:: Figure scripts ::
------
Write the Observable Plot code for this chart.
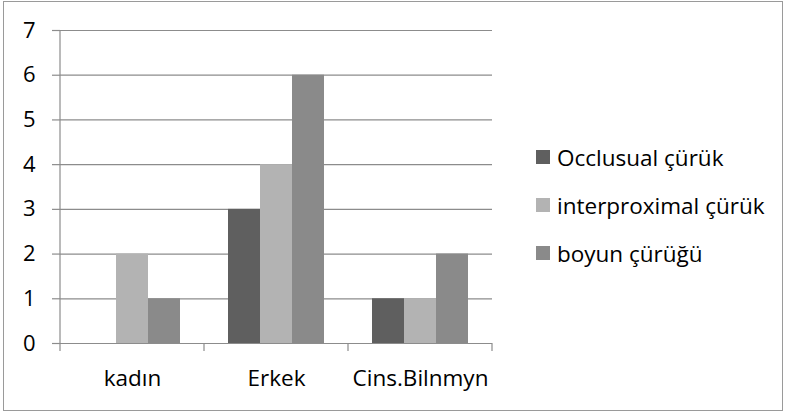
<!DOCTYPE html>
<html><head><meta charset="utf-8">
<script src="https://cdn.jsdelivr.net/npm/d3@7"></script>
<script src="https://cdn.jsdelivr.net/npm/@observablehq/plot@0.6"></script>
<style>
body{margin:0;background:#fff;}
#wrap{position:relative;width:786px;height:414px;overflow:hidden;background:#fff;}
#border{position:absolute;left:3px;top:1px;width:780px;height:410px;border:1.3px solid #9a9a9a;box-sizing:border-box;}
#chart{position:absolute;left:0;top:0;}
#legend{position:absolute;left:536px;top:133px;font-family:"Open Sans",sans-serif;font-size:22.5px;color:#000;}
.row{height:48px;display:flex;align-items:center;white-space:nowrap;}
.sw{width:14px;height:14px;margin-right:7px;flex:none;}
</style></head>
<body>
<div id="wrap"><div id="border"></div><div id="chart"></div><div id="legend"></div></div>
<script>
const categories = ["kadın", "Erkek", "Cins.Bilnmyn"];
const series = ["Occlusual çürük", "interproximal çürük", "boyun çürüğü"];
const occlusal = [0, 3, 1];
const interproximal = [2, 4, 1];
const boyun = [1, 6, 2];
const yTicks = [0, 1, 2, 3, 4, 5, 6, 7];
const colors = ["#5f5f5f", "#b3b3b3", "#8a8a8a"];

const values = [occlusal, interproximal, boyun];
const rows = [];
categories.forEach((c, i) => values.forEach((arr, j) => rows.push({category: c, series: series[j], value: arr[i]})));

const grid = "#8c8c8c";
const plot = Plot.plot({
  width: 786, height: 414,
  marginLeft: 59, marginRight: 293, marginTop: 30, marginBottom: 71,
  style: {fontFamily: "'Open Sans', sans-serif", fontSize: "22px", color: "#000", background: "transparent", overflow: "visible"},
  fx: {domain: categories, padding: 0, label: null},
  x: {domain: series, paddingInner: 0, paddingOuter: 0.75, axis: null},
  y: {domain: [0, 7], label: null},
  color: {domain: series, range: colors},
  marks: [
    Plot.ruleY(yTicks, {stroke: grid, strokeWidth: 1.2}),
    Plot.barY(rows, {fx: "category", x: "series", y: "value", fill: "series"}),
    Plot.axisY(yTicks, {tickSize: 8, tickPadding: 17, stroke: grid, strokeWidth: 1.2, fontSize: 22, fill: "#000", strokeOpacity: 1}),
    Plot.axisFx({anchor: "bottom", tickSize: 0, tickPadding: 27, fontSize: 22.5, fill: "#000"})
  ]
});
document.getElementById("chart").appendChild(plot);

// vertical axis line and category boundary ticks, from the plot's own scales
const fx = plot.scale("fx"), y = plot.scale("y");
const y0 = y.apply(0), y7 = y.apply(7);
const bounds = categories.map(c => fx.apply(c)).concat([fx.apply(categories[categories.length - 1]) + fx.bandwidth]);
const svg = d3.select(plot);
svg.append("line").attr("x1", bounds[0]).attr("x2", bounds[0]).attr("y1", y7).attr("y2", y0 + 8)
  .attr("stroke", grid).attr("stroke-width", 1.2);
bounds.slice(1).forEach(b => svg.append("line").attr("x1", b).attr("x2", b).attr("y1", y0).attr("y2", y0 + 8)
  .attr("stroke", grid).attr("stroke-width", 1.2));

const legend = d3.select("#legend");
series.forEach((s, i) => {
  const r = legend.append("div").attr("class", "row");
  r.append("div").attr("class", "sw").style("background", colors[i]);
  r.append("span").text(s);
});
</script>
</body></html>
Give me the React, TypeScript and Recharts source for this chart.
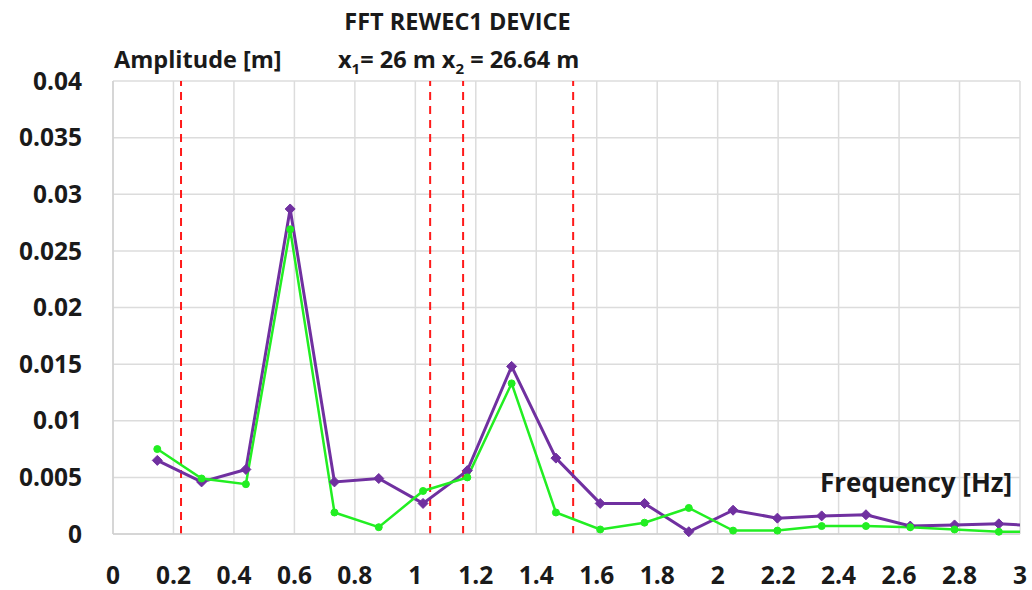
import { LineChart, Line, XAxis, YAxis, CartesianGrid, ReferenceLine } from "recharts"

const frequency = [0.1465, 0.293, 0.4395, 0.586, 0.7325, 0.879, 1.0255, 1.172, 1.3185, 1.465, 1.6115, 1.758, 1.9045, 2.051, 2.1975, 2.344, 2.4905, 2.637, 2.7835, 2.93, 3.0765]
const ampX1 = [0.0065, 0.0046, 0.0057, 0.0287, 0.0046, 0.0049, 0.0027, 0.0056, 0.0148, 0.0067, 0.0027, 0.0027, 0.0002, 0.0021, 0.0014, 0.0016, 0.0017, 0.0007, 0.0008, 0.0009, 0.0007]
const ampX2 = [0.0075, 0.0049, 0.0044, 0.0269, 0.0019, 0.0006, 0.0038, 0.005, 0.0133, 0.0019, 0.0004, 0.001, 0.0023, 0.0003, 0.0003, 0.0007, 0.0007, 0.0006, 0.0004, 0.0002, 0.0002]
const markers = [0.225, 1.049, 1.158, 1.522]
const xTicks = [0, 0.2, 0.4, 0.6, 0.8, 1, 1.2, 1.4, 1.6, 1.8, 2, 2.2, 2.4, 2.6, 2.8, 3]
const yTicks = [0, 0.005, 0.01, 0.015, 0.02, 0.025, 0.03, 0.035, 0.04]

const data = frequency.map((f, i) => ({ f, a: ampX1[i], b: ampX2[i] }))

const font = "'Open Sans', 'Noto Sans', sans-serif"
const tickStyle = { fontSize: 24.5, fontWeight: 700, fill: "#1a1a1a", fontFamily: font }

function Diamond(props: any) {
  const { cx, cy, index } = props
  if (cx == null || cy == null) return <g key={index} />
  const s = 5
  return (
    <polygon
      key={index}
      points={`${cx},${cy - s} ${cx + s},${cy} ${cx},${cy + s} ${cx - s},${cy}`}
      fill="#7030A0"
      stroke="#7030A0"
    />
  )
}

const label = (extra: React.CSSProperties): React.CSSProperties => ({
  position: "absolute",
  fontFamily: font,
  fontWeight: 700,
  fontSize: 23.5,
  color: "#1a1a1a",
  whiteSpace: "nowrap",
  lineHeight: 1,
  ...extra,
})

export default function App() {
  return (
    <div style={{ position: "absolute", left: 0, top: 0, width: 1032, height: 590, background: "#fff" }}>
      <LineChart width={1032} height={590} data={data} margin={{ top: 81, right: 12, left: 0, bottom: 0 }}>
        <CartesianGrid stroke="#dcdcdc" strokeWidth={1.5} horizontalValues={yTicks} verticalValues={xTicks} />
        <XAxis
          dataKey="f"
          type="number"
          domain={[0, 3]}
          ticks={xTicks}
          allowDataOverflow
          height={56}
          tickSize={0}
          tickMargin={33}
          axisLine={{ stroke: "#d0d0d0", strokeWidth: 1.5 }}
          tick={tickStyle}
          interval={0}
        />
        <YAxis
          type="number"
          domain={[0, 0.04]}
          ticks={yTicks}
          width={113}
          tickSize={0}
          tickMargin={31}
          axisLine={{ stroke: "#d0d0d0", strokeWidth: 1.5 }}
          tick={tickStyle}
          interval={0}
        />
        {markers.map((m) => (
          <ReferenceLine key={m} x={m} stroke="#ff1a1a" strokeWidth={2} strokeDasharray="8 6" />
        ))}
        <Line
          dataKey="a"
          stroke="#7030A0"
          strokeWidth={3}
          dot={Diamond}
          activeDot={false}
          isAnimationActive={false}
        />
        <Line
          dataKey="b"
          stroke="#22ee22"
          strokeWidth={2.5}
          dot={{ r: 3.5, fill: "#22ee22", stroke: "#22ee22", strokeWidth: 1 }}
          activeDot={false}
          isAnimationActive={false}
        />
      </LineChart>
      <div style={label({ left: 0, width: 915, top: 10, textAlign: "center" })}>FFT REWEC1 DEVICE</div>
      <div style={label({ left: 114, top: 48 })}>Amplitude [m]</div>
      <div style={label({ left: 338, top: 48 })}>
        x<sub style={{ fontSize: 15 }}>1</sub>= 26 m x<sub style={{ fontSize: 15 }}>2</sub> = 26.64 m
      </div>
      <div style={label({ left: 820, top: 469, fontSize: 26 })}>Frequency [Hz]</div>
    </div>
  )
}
------
:: What is required ::
Can you give again only the lines between the one containing "Give me the" and the one containing "YAxis, CartesianGrid, ReferenceLine", counting both, exactly as they appear and without any pictures?

:: Task result ::
Give me the React, TypeScript and Recharts source for this chart.
import { LineChart, Line, XAxis, YAxis, CartesianGrid, ReferenceLine } from "recharts"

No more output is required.